(Provided material):
↓↓↓
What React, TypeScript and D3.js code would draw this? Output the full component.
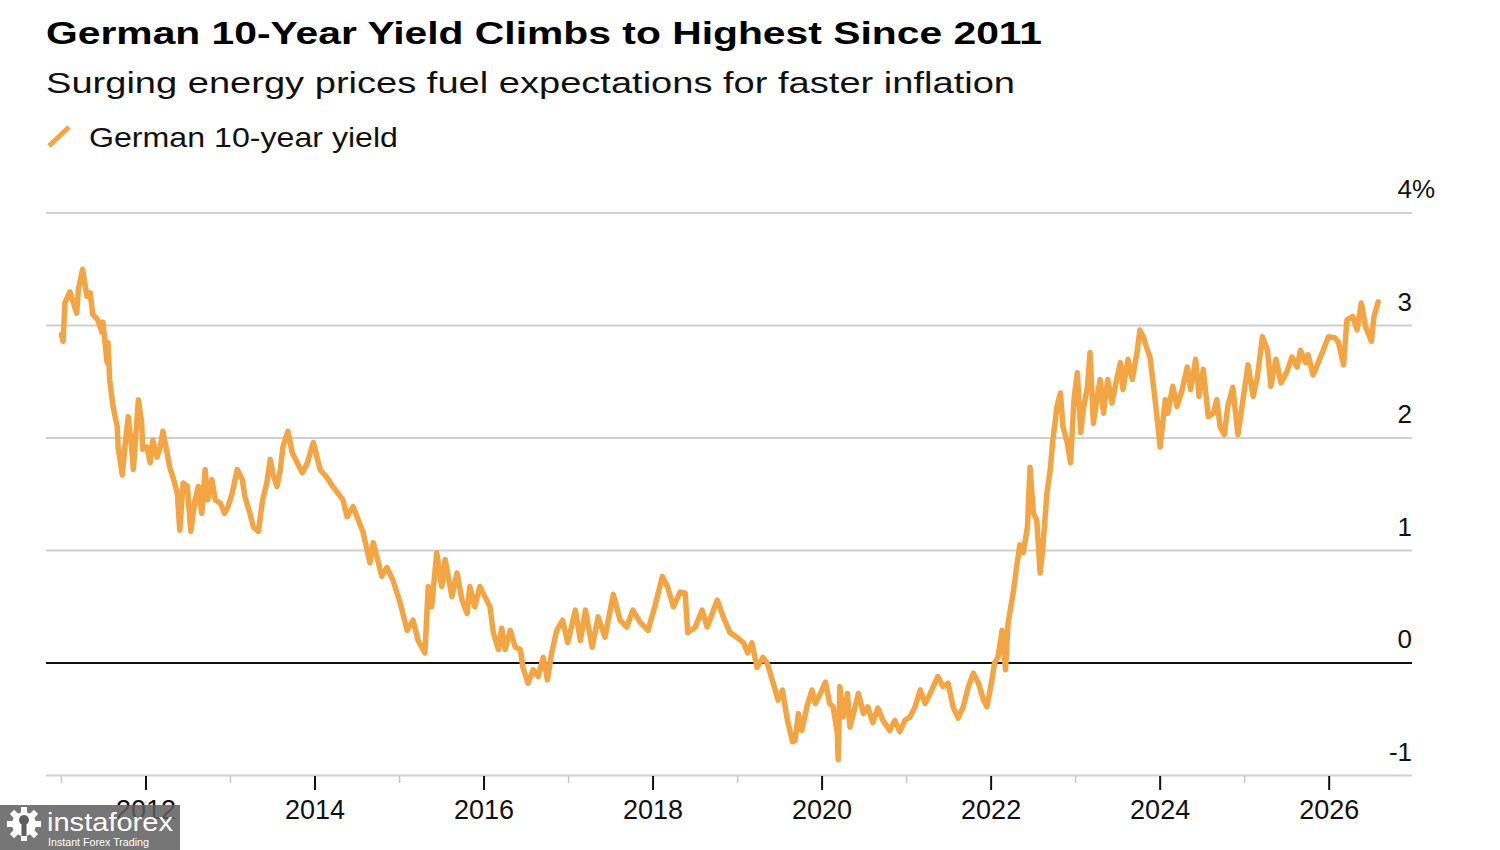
import React from "react";
import * as d3 from "d3";

const title = "German 10-Year Yield Climbs to Highest Since 2011";
const subtitle = "Surging energy prices fuel expectations for faster inflation";
const legendLabel = "German 10-year yield";

const yTicks = [-1, 0, 1, 2, 3, 4];
const majorYears = [2012, 2014, 2016, 2018, 2020, 2022, 2024, 2026];
const minorYears = [2011, 2013, 2015, 2017, 2019, 2021, 2023, 2025];

// [decimal year, yield %]
const yieldSeries: [number, number][] = [
  [2011.0, 2.92], [2011.02, 2.86], [2011.04, 3.2], [2011.1, 3.3], [2011.18, 3.11], [2011.2, 3.32],
  [2011.25, 3.5], [2011.3, 3.26], [2011.34, 3.29], [2011.37, 3.1], [2011.43, 3.05], [2011.48, 2.94],
  [2011.49, 3.03], [2011.54, 2.67], [2011.55, 2.85], [2011.57, 2.52], [2011.61, 2.28], [2011.66, 2.1],
  [2011.67, 1.92], [2011.72, 1.67], [2011.75, 1.92], [2011.79, 2.19], [2011.83, 1.92], [2011.85, 1.72],
  [2011.89, 2.13], [2011.91, 2.34], [2011.95, 2.13], [2011.96, 1.9], [2012.01, 1.92], [2012.05, 1.78],
  [2012.08, 1.98], [2012.13, 1.83], [2012.17, 1.92], [2012.2, 2.06], [2012.25, 1.87], [2012.28, 1.74],
  [2012.32, 1.65], [2012.37, 1.51], [2012.4, 1.18], [2012.44, 1.6], [2012.49, 1.57], [2012.53, 1.17],
  [2012.58, 1.45], [2012.62, 1.57], [2012.66, 1.33], [2012.7, 1.72], [2012.73, 1.45], [2012.78, 1.63],
  [2012.82, 1.45], [2012.88, 1.42], [2012.93, 1.33], [2012.97, 1.39], [2013.02, 1.51], [2013.08, 1.72],
  [2013.14, 1.63], [2013.17, 1.48], [2013.23, 1.33], [2013.27, 1.21], [2013.33, 1.17], [2013.38, 1.45],
  [2013.43, 1.6], [2013.47, 1.81], [2013.5, 1.69], [2013.55, 1.57], [2013.59, 1.72], [2013.62, 1.92],
  [2013.68, 2.06], [2013.73, 1.87], [2013.79, 1.78], [2013.85, 1.69], [2013.91, 1.78],
  [2013.98, 1.96], [2014.06, 1.72], [2014.14, 1.65], [2014.21, 1.57], [2014.33, 1.45], [2014.38, 1.3],
  [2014.45, 1.39], [2014.57, 1.16], [2014.65, 0.89], [2014.69, 1.07], [2014.79, 0.77], [2014.85, 0.85],
  [2014.92, 0.74], [2015.01, 0.53], [2015.09, 0.29], [2015.16, 0.38], [2015.22, 0.2], [2015.3, 0.09],
  [2015.34, 0.68], [2015.38, 0.5], [2015.44, 0.98], [2015.5, 0.68], [2015.54, 0.92], [2015.62, 0.59],
  [2015.68, 0.8], [2015.74, 0.56], [2015.8, 0.44], [2015.83, 0.68], [2015.89, 0.5], [2015.95, 0.68],
  [2016.01, 0.59], [2016.07, 0.5], [2016.11, 0.27], [2016.17, 0.12], [2016.21, 0.31], [2016.25, 0.12],
  [2016.31, 0.29], [2016.37, 0.14], [2016.43, 0.12], [2016.46, -0.04], [2016.52, -0.18], [2016.58, -0.06],
  [2016.64, -0.12], [2016.7, 0.05], [2016.75, -0.15], [2016.8, 0.09], [2016.86, 0.29], [2016.93, 0.38],
  [2016.99, 0.18], [2017.08, 0.47], [2017.14, 0.2], [2017.2, 0.47], [2017.28, 0.14], [2017.35, 0.41],
  [2017.43, 0.23], [2017.53, 0.61], [2017.61, 0.38], [2017.69, 0.32], [2017.76, 0.47], [2017.85, 0.36],
  [2017.94, 0.29], [2018.02, 0.5], [2018.11, 0.77], [2018.17, 0.68], [2018.24, 0.5], [2018.32, 0.63],
  [2018.38, 0.62], [2018.41, 0.27], [2018.5, 0.32], [2018.58, 0.47], [2018.64, 0.32], [2018.76, 0.56],
  [2018.83, 0.41], [2018.91, 0.27], [2018.99, 0.23], [2019.07, 0.18], [2019.12, 0.09], [2019.17, 0.18],
  [2019.23, -0.04], [2019.3, 0.05], [2019.35, 0.0], [2019.41, -0.15], [2019.48, -0.33], [2019.53, -0.24],
  [2019.59, -0.51], [2019.65, -0.7], [2019.68, -0.69], [2019.72, -0.45], [2019.76, -0.6], [2019.82, -0.39],
  [2019.88, -0.24], [2019.92, -0.36], [2019.98, -0.27], [2020.04, -0.17], [2020.09, -0.36], [2020.13, -0.39],
  [2020.18, -0.62], [2020.19, -0.86], [2020.21, -0.21], [2020.25, -0.48], [2020.3, -0.27], [2020.33, -0.57],
  [2020.37, -0.45], [2020.43, -0.27], [2020.49, -0.45], [2020.54, -0.39], [2020.6, -0.53], [2020.66, -0.4],
  [2020.72, -0.51], [2020.8, -0.6], [2020.86, -0.51], [2020.92, -0.61], [2020.98, -0.51], [2021.04, -0.48],
  [2021.1, -0.39], [2021.16, -0.24], [2021.22, -0.36], [2021.28, -0.27], [2021.37, -0.12], [2021.43, -0.21],
  [2021.49, -0.18], [2021.55, -0.39], [2021.61, -0.49], [2021.67, -0.39], [2021.73, -0.21], [2021.79, -0.09],
  [2021.85, -0.18], [2021.91, -0.33], [2021.95, -0.39], [2022.01, -0.15], [2022.04, 0.0], [2022.08, 0.05],
  [2022.13, 0.29], [2022.17, -0.06], [2022.2, 0.35], [2022.26, 0.62], [2022.31, 0.9], [2022.34, 1.05],
  [2022.38, 0.98], [2022.43, 1.21], [2022.46, 1.74], [2022.5, 1.33], [2022.54, 1.27], [2022.58, 0.8],
  [2022.61, 1.01], [2022.66, 1.51], [2022.7, 1.72], [2022.73, 1.98], [2022.78, 2.28], [2022.82, 2.4],
  [2022.85, 2.1], [2022.9, 1.96], [2022.94, 1.78], [2022.98, 2.34], [2023.02, 2.58], [2023.06, 2.05],
  [2023.09, 2.25], [2023.14, 2.46], [2023.17, 2.76], [2023.21, 2.13], [2023.25, 2.34], [2023.29, 2.52],
  [2023.33, 2.22], [2023.38, 2.52], [2023.43, 2.31], [2023.49, 2.54], [2023.53, 2.67], [2023.56, 2.43],
  [2023.62, 2.7], [2023.67, 2.52], [2023.73, 2.78], [2023.76, 2.96], [2023.8, 2.9], [2023.85, 2.78],
  [2023.88, 2.72], [2023.94, 2.34], [2024.0, 1.92], [2024.06, 2.34], [2024.09, 2.22], [2024.15, 2.46],
  [2024.2, 2.28], [2024.26, 2.43], [2024.32, 2.63], [2024.36, 2.43], [2024.42, 2.7], [2024.46, 2.37],
  [2024.51, 2.61], [2024.57, 2.19], [2024.63, 2.22], [2024.67, 2.34], [2024.71, 2.1], [2024.76, 2.03],
  [2024.8, 2.28], [2024.86, 2.45], [2024.92, 2.03], [2024.98, 2.34], [2025.04, 2.65], [2025.1, 2.37],
  [2025.15, 2.54], [2025.21, 2.9], [2025.27, 2.78], [2025.31, 2.46], [2025.37, 2.7], [2025.43, 2.49],
  [2025.5, 2.59], [2025.56, 2.72], [2025.62, 2.63], [2025.66, 2.78], [2025.72, 2.67], [2025.75, 2.74],
  [2025.81, 2.56], [2025.87, 2.67], [2025.93, 2.78], [2025.99, 2.9], [2026.07, 2.89], [2026.11, 2.85],
  [2026.17, 2.65], [2026.21, 3.05], [2026.28, 3.08], [2026.33, 2.96], [2026.38, 3.2], [2026.43, 2.99],
  [2026.5, 2.86], [2026.53, 3.08], [2026.58, 3.21],
];

const W = 1500;
const H = 850;
const LINE_COLOR = "#f3a443";
const FONT = "'Liberation Sans', Arial, Helvetica, sans-serif";

export default function App() {
  const plotLeft = 46;
  const plotRight = 1412;
  const x = d3.scaleLinear().domain([2010.817, 2026.98]).range([plotLeft, plotRight]);
  const y = d3.scaleLinear().domain([-1, 4]).range([775.5, 213]);
  const line = d3
    .line<[number, number]>()
    .x((d) => x(d[0]))
    .y((d) => y(d[1]))
    .curve(d3.curveLinear);

  const gearTeeth = d3.range(8).map((i) => (i * 360) / 8);

  return (
    <svg
      width={W}
      height={H}
      viewBox={`0 0 ${W} ${H}`}
      style={{ position: "absolute", left: 0, top: 0, background: "#fff" }}
      fontFamily={FONT}
    >
      <rect width={W} height={H} fill="#fff" />
      <text x={46} y={43.5} fontSize={32} fontWeight={700} fill="#000" textLength={996} lengthAdjust="spacingAndGlyphs">
        {title}
      </text>
      <text x={46} y={93} fontSize={29} fill="#111" textLength={969} lengthAdjust="spacingAndGlyphs">
        {subtitle}
      </text>
      <line x1={49} y1={146} x2={69} y2={127} stroke={LINE_COLOR} strokeWidth={5} />
      <text x={89} y={147} fontSize={28} fill="#111" textLength={309} lengthAdjust="spacingAndGlyphs">
        {legendLabel}
      </text>

      {/* gridlines */}
      {yTicks.map((t) => (
        <line
          key={t}
          x1={plotLeft}
          x2={plotRight}
          y1={y(t)}
          y2={y(t)}
          stroke={t === 0 ? "#111" : "#d0d0d0"}
          strokeWidth={2}
        />
      ))}
      {/* y labels */}
      {yTicks.map((t) => (
        <g key={"yl" + t}>
          <text x={1412} y={y(t) - 15} fontSize={26} fill="#111" textAnchor="end">
            {t}
          </text>
          {t === 4 && (
            <text x={1412} y={y(t) - 15} fontSize={26} fill="#111" textAnchor="start">
              %
            </text>
          )}
        </g>
      ))}

      {/* x ticks */}
      {minorYears.map((yr) => (
        <line key={"mn" + yr} x1={x(yr)} x2={x(yr)} y1={776} y2={783} stroke="#c8c8c8" strokeWidth={1.5} />
      ))}
      {majorYears.map((yr) => (
        <g key={"mj" + yr}>
          <line x1={x(yr)} x2={x(yr)} y1={776} y2={790} stroke="#111" strokeWidth={2} />
          <text x={x(yr)} y={819} fontSize={27} fill="#111" textAnchor="middle">
            {yr}
          </text>
        </g>
      ))}

      <path
        d={line(yieldSeries) ?? ""}
        fill="none"
        stroke={LINE_COLOR}
        strokeWidth={5.5}
        strokeLinejoin="round"
        strokeLinecap="round"
      />

      {/* watermark */}
      <g>
        <rect x={0} y={805} width={180} height={45} fill="#5e5e5e" opacity={0.85} />
        <g transform="translate(24,824)" fill="#fff">
          {gearTeeth.map((a) => (
            <rect key={a} x={-3} y={-17} width={6} height={7} transform={`rotate(${a})`} />
          ))}
          <circle r={12} />
          <circle r={5} cy={-4} fill="#5e5e5e" />
          <rect x={-2.5} y={0} width={5} height={12} fill="#5e5e5e" />
        </g>
        <text x={47} y={831} fontSize={26} fill="#fff" textLength={126} lengthAdjust="spacingAndGlyphs">
          instaforex
        </text>
        <text x={48} y={846} fontSize={11} fill="#fff" textLength={101} lengthAdjust="spacingAndGlyphs">
          Instant Forex Trading
        </text>
      </g>
    </svg>
  );
}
↑↑↑
(What is required):
Reproduce exactly the run of lines that opens the listing and closes with the line holding "2021, 2023, 2025];". Pictures are excluded.

(Written response):
What React, TypeScript and D3.js code would draw this? Output the full component.
import React from "react";
import * as d3 from "d3";

const title = "German 10-Year Yield Climbs to Highest Since 2011";
const subtitle = "Surging energy prices fuel expectations for faster inflation";
const legendLabel = "German 10-year yield";

const yTicks = [-1, 0, 1, 2, 3, 4];
const majorYears = [2012, 2014, 2016, 2018, 2020, 2022, 2024, 2026];
const minorYears = [2011, 2013, 2015, 2017, 2019, 2021, 2023, 2025];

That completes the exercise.